Baker Hughes, which has an office in Rio de Janeiro and its operational hub in Macaé, is seeing market challenges for personnel and equipment. The market growth is very attractive for foreign companies on the leading edge of technology, including major service companies, as well as smaller players, said Wilson Lopes, geomarket sales director for the company’s Brazil region.
Unprecedented growth
“The country is undergoing a significant growth trend, unlike anything seen here before,” Mr Lopes said. “This is a highly demanding environment that is requiring technical leadership. The challenges of the pre-salt discoveries, which are in ultra-deepwaters and up to 300 km off the coast, will push the technology to new limits. From a technical standpoint, this environment is more challenging than the Gulf of Mexico. That translates to attracting the right people from various sectors of the industry and training them so they are ready and able to support the level of activity.”
Baker Hughes has more than 2,000 employees in the country, a mix of local workers (94%) and imported technical specialists. “There is significant competition for qualified personnel,” Mr Lopes said. “The fact that the operators also have a gap in human resources makes the situation even more difficult.”

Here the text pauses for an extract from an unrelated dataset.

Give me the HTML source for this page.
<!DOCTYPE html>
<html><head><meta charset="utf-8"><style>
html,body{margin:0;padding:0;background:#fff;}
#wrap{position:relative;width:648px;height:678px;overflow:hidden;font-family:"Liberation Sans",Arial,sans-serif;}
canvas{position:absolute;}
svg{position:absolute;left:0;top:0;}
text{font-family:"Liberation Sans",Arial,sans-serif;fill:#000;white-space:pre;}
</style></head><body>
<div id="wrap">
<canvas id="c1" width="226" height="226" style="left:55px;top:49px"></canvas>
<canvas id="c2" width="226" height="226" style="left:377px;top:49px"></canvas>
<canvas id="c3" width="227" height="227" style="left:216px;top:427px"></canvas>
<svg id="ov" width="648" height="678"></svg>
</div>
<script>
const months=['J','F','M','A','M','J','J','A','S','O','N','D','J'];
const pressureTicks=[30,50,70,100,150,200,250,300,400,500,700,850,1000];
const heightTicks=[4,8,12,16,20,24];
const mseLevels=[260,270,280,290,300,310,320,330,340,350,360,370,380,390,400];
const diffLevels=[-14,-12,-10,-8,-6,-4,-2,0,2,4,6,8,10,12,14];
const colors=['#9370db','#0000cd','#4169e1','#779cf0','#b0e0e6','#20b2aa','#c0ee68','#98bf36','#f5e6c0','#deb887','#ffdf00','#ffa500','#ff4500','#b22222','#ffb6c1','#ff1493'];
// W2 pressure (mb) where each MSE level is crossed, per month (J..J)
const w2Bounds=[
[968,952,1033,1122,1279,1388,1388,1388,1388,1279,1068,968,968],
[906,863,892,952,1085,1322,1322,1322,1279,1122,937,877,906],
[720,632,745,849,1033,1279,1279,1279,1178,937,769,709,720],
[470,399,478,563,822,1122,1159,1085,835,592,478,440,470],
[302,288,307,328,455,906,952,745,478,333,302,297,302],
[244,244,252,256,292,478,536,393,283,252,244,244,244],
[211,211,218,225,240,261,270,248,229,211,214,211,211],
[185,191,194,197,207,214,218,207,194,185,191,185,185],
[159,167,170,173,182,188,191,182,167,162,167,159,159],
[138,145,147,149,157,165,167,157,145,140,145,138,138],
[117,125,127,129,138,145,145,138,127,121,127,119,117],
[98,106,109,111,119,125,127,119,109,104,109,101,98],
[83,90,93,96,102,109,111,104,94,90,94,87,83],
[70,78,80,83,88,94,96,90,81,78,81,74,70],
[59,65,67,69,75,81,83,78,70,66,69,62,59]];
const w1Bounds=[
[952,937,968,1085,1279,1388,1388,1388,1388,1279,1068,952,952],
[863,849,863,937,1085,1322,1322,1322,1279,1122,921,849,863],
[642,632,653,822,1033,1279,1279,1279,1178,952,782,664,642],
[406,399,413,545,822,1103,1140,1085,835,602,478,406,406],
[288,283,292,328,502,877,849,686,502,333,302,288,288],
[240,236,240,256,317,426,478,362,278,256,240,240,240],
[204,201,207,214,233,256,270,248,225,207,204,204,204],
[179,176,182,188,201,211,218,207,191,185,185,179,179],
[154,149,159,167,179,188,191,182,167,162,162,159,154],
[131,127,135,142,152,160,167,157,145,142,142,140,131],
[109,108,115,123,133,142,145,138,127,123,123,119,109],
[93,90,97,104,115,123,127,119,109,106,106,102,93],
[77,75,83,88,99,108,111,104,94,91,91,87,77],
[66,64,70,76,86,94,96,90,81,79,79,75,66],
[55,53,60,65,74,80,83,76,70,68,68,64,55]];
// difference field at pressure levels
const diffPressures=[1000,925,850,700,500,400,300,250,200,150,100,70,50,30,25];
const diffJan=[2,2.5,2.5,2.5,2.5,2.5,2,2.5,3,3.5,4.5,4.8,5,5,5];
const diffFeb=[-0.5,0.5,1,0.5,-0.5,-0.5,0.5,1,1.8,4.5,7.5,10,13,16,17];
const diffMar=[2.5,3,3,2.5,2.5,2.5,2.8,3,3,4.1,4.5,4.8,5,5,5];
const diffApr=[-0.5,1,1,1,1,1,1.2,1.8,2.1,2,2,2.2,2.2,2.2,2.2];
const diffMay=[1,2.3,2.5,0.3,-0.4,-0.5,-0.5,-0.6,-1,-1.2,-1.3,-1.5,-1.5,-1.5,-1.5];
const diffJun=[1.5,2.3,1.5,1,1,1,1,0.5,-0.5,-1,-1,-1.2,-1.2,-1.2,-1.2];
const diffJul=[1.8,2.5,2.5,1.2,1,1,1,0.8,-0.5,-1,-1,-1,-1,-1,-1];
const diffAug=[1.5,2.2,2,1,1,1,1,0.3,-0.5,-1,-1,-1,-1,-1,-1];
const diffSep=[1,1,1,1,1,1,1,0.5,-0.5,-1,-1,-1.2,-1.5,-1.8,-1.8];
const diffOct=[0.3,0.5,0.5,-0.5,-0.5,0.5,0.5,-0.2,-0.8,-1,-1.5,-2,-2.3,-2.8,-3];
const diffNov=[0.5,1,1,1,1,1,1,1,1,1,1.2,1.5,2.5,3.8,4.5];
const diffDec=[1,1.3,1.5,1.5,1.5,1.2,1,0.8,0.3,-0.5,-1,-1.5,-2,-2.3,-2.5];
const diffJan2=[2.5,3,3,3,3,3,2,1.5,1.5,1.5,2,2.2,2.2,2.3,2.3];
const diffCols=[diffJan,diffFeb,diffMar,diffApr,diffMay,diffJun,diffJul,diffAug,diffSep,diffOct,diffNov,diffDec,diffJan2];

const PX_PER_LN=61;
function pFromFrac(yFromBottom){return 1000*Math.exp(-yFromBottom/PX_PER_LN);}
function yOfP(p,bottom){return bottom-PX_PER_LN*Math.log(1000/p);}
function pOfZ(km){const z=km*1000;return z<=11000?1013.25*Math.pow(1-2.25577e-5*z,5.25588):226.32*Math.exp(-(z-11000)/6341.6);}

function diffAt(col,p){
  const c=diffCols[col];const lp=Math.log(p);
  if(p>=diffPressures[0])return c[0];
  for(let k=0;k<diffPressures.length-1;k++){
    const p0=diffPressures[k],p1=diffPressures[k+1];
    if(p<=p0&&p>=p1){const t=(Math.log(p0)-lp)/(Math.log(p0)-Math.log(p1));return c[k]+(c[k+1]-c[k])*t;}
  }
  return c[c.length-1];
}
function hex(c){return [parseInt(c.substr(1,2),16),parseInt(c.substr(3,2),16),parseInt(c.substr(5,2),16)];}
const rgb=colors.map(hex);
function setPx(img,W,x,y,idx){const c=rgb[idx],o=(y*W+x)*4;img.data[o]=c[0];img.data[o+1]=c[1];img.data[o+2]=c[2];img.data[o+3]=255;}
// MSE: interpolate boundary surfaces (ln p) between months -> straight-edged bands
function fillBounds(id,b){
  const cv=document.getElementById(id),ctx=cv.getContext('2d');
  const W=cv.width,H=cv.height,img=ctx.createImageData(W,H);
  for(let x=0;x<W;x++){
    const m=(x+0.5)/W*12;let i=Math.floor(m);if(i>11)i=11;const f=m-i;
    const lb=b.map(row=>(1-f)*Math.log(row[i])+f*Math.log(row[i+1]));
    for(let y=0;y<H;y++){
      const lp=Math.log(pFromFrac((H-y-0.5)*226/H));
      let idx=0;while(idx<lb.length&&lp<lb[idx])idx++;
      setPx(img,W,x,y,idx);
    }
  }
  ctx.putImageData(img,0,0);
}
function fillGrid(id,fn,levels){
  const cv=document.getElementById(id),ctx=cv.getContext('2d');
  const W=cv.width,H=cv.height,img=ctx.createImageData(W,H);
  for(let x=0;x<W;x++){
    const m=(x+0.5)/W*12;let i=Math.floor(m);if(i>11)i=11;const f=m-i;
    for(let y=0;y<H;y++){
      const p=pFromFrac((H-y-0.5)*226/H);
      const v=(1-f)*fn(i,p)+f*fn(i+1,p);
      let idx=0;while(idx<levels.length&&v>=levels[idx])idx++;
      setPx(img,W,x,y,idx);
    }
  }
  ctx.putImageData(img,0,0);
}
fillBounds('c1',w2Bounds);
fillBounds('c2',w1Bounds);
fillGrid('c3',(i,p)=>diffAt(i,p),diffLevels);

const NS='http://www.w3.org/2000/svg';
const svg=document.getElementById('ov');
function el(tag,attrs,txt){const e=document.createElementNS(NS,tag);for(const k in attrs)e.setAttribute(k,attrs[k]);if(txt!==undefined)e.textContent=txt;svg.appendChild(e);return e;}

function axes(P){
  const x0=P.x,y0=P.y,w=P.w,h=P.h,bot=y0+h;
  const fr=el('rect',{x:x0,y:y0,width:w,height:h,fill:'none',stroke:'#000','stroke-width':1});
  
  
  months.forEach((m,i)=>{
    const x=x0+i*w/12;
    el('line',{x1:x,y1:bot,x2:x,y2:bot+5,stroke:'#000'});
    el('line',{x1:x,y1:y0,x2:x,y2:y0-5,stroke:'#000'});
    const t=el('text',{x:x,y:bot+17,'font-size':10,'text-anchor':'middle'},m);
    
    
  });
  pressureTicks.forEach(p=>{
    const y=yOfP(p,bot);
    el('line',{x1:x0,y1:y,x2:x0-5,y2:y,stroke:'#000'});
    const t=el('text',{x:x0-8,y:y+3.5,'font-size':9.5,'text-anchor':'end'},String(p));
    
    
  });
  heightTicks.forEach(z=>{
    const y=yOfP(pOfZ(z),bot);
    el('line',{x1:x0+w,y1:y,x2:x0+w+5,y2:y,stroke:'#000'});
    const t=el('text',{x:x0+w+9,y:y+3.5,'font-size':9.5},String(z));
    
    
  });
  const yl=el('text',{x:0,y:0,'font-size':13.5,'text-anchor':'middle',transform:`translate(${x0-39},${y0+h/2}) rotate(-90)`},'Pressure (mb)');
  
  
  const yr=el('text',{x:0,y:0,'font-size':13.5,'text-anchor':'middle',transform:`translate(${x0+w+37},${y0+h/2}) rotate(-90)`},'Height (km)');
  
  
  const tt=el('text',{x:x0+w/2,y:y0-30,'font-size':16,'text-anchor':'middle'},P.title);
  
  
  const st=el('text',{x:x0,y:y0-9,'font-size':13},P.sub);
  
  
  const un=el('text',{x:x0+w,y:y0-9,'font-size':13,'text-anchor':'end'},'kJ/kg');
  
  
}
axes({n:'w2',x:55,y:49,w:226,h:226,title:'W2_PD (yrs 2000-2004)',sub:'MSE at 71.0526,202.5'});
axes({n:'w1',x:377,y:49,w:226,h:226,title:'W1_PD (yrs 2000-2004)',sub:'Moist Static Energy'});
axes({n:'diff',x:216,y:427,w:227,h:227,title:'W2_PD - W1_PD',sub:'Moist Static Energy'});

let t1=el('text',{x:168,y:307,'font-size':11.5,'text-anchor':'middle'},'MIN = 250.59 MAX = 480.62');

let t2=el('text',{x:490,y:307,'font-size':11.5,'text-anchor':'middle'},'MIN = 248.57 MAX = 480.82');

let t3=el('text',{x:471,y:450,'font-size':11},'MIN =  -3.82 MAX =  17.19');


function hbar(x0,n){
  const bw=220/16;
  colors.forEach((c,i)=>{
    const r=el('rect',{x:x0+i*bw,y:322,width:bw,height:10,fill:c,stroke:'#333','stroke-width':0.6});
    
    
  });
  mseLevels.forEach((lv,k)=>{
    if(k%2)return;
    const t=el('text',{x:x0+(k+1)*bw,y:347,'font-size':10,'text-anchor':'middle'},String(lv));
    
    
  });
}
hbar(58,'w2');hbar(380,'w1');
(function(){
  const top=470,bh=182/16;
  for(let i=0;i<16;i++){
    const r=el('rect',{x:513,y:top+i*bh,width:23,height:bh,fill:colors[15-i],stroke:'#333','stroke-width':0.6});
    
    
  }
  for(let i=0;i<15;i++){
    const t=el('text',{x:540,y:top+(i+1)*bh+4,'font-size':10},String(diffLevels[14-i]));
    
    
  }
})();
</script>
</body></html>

Worldwide demand for equipment and tools, especially in other deepwater markets, will make that situation very competitive if growth rates continue at their current rate. “Right now, we are supporting about 25 offshore rigs, and we’re expecting that number to increase 20% over the next 12 to 18 months. We are investing in rental tools and equipment,” Mr Lopes said.
Companies are putting resources toward plans to ensure operational and cost efficiency, development of technology, infrastructure investments and well testing, Mr Lopes said. “There has been a major effort by all companies involved, including Petrobras, to push this prospect forward,” he noted. “Day by day, we are seeing significant research and development of technology on the production side to apply what we know to lower the risks and make this challenging arena an attractive prospect.”

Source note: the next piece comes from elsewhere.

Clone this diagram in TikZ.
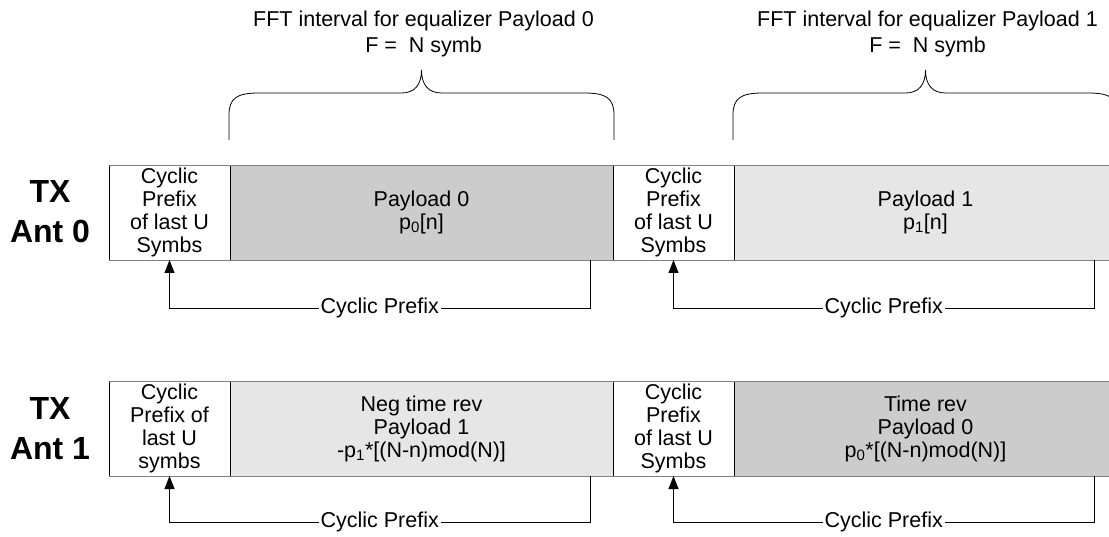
\documentclass[tikz,border=0pt]{standalone}
\usepackage{fontspec}
\setmainfont{Liberation Sans}
\usepackage{tikz}
\usetikzlibrary{arrows.meta,positioning}
\definecolor{plgray}{RGB}{204,204,204}
\definecolor{pllight}{RGB}{230,230,230}
\definecolor{edgegray}{RGB}{128,128,128}
\tikzstyle{blk} = [draw=black, line width=0.8pt, minimum height=95pt, inner sep=0pt, outer sep=0pt, align=center, font=\fontsize{21.5}{23}\selectfont]
\tikzstyle{cpbox} = [blk, fill=white, minimum width=121pt]
\tikzstyle{paybox} = [blk, minimum width=383pt]
\tikzstyle{cparrow} = [line width=0.8pt, -{Triangle[length=13pt,width=10pt]}]
\tikzstyle{cplabel} = [fill=white, inner sep=2pt, font=\fontsize{21.5}{23}\selectfont]

\begin{document}
\begin{tikzpicture}[x=1pt, y=-1pt]
\useasboundingbox (0,0) rectangle (1109,537);

% TX Ant 0
\node[cpbox, anchor=north west] (cpa0) at (109,165) {Cyclic\\Prefix\\of last U\\Symbs};
\node[paybox, fill=plgray, right=0pt of cpa0] (pay0) {Payload 0\\p\textsubscript{0}[n]};
\node[cpbox, right=0pt of pay0] (cpa1) {Cyclic\\Prefix\\of last U\\Symbs};
\node[paybox, fill=pllight, right=0pt of cpa1] (pay1) {Payload 1\\p\textsubscript{1}[n]};
\draw[edgegray, line width=0.8pt] (cpa0.north west) -- (pay1.north east);
\draw[edgegray, line width=0.8pt] (cpa0.south west) -- (pay1.south east);

% TX Ant 1
\node[cpbox, anchor=north west] (cpb0) at (109,381) {Cyclic\\Prefix of\\last U\\symbs};
\node[paybox, fill=pllight, right=0pt of cpb0] (rev1) {Neg time rev\\Payload 1\\-p\textsubscript{1}*[(N-n)mod(N)]};
\node[cpbox, right=0pt of rev1] (cpb1) {Cyclic\\Prefix\\of last U\\Symbs};
\node[paybox, fill=plgray, right=0pt of cpb1] (rev0) {Time rev\\Payload 0\\p\textsubscript{0}*[(N-n)mod(N)]};
\draw[edgegray, line width=0.8pt] (cpb0.north west) -- (rev0.north east);
\draw[edgegray, line width=0.8pt] (cpb0.south west) -- (rev0.south east);

% Antenna labels
\node[align=center, font=\fontsize{32}{40}\selectfont\bfseries] (tx0) at (50,212) {TX\\Ant 0};
\node[align=center, font=\fontsize{32}{40}\selectfont\bfseries] (tx1) at (50,429) {TX\\Ant 1};

% Cyclic prefix loops
\coordinate (ret0) at ([xshift=-23pt]pay0.south east);
\coordinate (ret1) at ([xshift=-23pt]pay1.south east);
\coordinate (ret2) at ([xshift=-23pt]rev1.south east);
\coordinate (ret3) at ([xshift=-23pt]rev0.south east);
\draw[cparrow] (ret0) -- ++(0,48) -| node[cplabel, pos=0.25] {Cyclic Prefix} (cpa0.south);
\draw[cparrow] (ret1) -- ++(0,48) -| node[cplabel, pos=0.25] {Cyclic Prefix} (cpa1.south);
\draw[cparrow] (ret2) -- ++(0,46) -| node[cplabel, pos=0.25] {Cyclic Prefix} (cpb0.south);
\draw[cparrow] (ret3) -- ++(0,46) -| node[cplabel, pos=0.25] {Cyclic Prefix} (cpb1.south);

% FFT intervals
\foreach \l/\r/\k in {229/614/0, 733/1118/1} {
  \pgfmathsetmacro{\m}{(\l+\r)/2}
  \draw[line width=0.8pt] (\l,140) -- (\l,115) .. controls (\l,98) and (\l+8,93) .. (\l+30,93)
    -- (\m-20,93) .. controls (\m-7,93) and (\m,85) .. (\m,70)
    .. controls (\m,85) and (\m+7,93) .. (\m+20,93)
    -- (\r-30,93) .. controls (\r-8,93) and (\r,98) .. (\r,115) -- (\r,140);
  \node[align=center, font=\fontsize{21.5}{26}\selectfont] (fft\k) at (\m+2,34) {FFT interval for equalizer Payload \k\\F = \ N symb};
}
\end{tikzpicture}
\end{document}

Among other initiatives, this year Baker Hughes inaugurated the Rio Research and Technology Center (RRTC), an advanced applications engineering and research facility located in the Technology Park of the Federal University of Rio de Janeiro, close to Petrobras’s Cenpes facility. It will eventually house more than 100 scientists and technicians when fully operational.

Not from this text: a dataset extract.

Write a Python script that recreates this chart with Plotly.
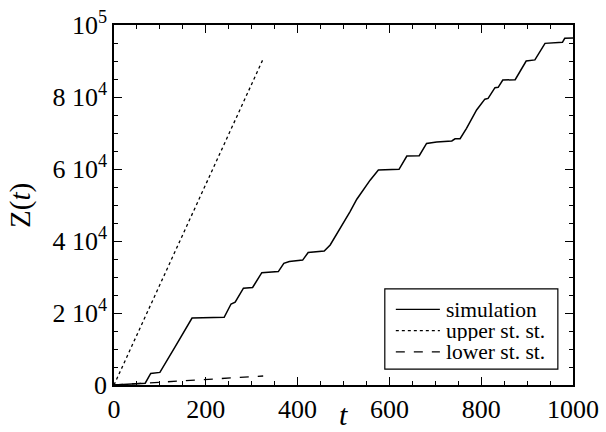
import plotly.graph_objects as go

# simulation curve
sim_t = [0, 30, 60, 68, 80, 100, 135, 170, 240, 255, 264, 282, 302, 322, 358, 370, 382, 411, 423,
         458, 471, 489, 514, 529, 549, 558, 576, 621, 638, 665, 681, 703, 736, 743, 754, 768,
         790, 808, 815, 830, 837, 847, 874, 898, 917, 939, 977, 982, 1000]
sim_z = [0, 200, 400, 500, 3200, 3500, 11000, 18600, 18800, 22500, 23000, 26900, 27100, 31200,
         31500, 33800, 34300, 34700, 36800, 37200, 38900, 42600, 48100, 51600, 55200, 56900,
         59700, 59900, 63600, 63700, 67100, 67500, 67800, 68400, 68400, 71300, 76400, 79400,
         79600, 82600, 82700, 84700, 84800, 90000, 90300, 94900, 95200, 96300, 96400]

upper_t = [0, 324]
upper_z = [0, 90300]

lower_t = [0, 325]
lower_z = [0, 2500]

x_ticks = [0, 200, 400, 600, 800, 1000]
y_ticks = [0, 20000, 40000, 60000, 80000, 100000]
y_labels = ["0", "2 10<sup>4</sup>", "4 10<sup>4</sup>", "6 10<sup>4</sup>",
            "8 10<sup>4</sup>", "10<sup>5</sup>"]

series_names = ["simulation", "upper st. st.", "lower st. st."]
series_dash = ["solid", "dot", "dash"]

font = "Liberation Serif"

fig = go.Figure()
for name, tt, zz, dash in zip(series_names, [sim_t, upper_t, lower_t],
                              [sim_z, upper_z, lower_z], series_dash):
    fig.add_trace(go.Scatter(x=tt, y=zz, mode="lines", name=name, showlegend=False,
                             line=dict(color="black", width=1.5 if dash == "solid" else 1.3,
                                       dash=dash)))

axis_common = dict(showgrid=False, zeroline=False, showline=True, linecolor="black",
                   linewidth=1.5, mirror="ticks", ticks="inside", ticklen=8, tickwidth=1.2,
                   tickcolor="black", automargin=False,
                   tickfont=dict(family=font, size=26, color="black"))

fig.update_xaxes(range=[0, 1000], tickvals=x_ticks, ticktext=[str(v) for v in x_ticks],
                 minor=dict(dtick=50, ticks="inside", ticklen=4, tickcolor="black", tickwidth=1),
                 **axis_common)
fig.update_yaxes(range=[0, 100000], tickvals=y_ticks, ticktext=y_labels,
                 minor=dict(dtick=5000, ticks="inside", ticklen=4, tickcolor="black", tickwidth=1),
                 **axis_common)

# axis titles
fig.add_annotation(text="<i>t</i>", xref="paper", yref="paper", x=0.5, y=-0.083,
                   xanchor="center", yanchor="middle", showarrow=False,
                   font=dict(family=font, size=30, color="black"))
fig.add_annotation(text="Z(<i>t</i>)", xref="paper", yref="paper", x=-0.205, y=0.5,
                   xanchor="center", yanchor="middle", textangle=-90, showarrow=False,
                   font=dict(family=font, size=29, color="black"))

# custom legend box
fig.add_shape(type="rect", xref="paper", yref="paper", x0=0.590, x1=0.967, y0=0.044, y1=0.267,
              line=dict(color="black", width=1.2), fillcolor="white", layer="above")
row_y = [0.210, 0.151, 0.092]
for name, dash, yy in zip(series_names, series_dash, row_y):
    fig.add_shape(type="line", xref="paper", yref="paper", x0=0.614, x1=0.710, y0=yy, y1=yy,
                  line=dict(color="black", width=1.2, dash=dash), layer="above")
    fig.add_annotation(text=name, xref="paper", yref="paper", x=0.718, y=yy,
                       xanchor="left", yanchor="middle", showarrow=False, height=21,
                       font=dict(family=font, size=21.5, color="black"))

fig.update_layout(
    template="none",
    width=606, height=432,
    margin=dict(l=114, r=33, t=25, b=47, autoexpand=False),
    plot_bgcolor="white", paper_bgcolor="white",
    font=dict(family=font, color="black"),
    showlegend=False,
)

fig.write_html("out.html", config={"displayModeBar": False},
               post_script="document.body.style.margin='0';document.body.style.padding='0';")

A well test an development facility was also opened this year in Macaé, designed to test electrical submersible pump (ESP) systems prior to installation. ESP technology is crucial for enhancing production in the ultra-deepwater and heavy-oil reserves, Mr Lopes said. The facility has capabilities for system integration tests and simulation for ESP systems capable of handling up to 86,000 bbls/day of fluid and maximum surface pressures of 5,000 psi. The facility’s control room displays real-time data, including flow rates, temperature, torque, pressure, vibration and electrical parameters.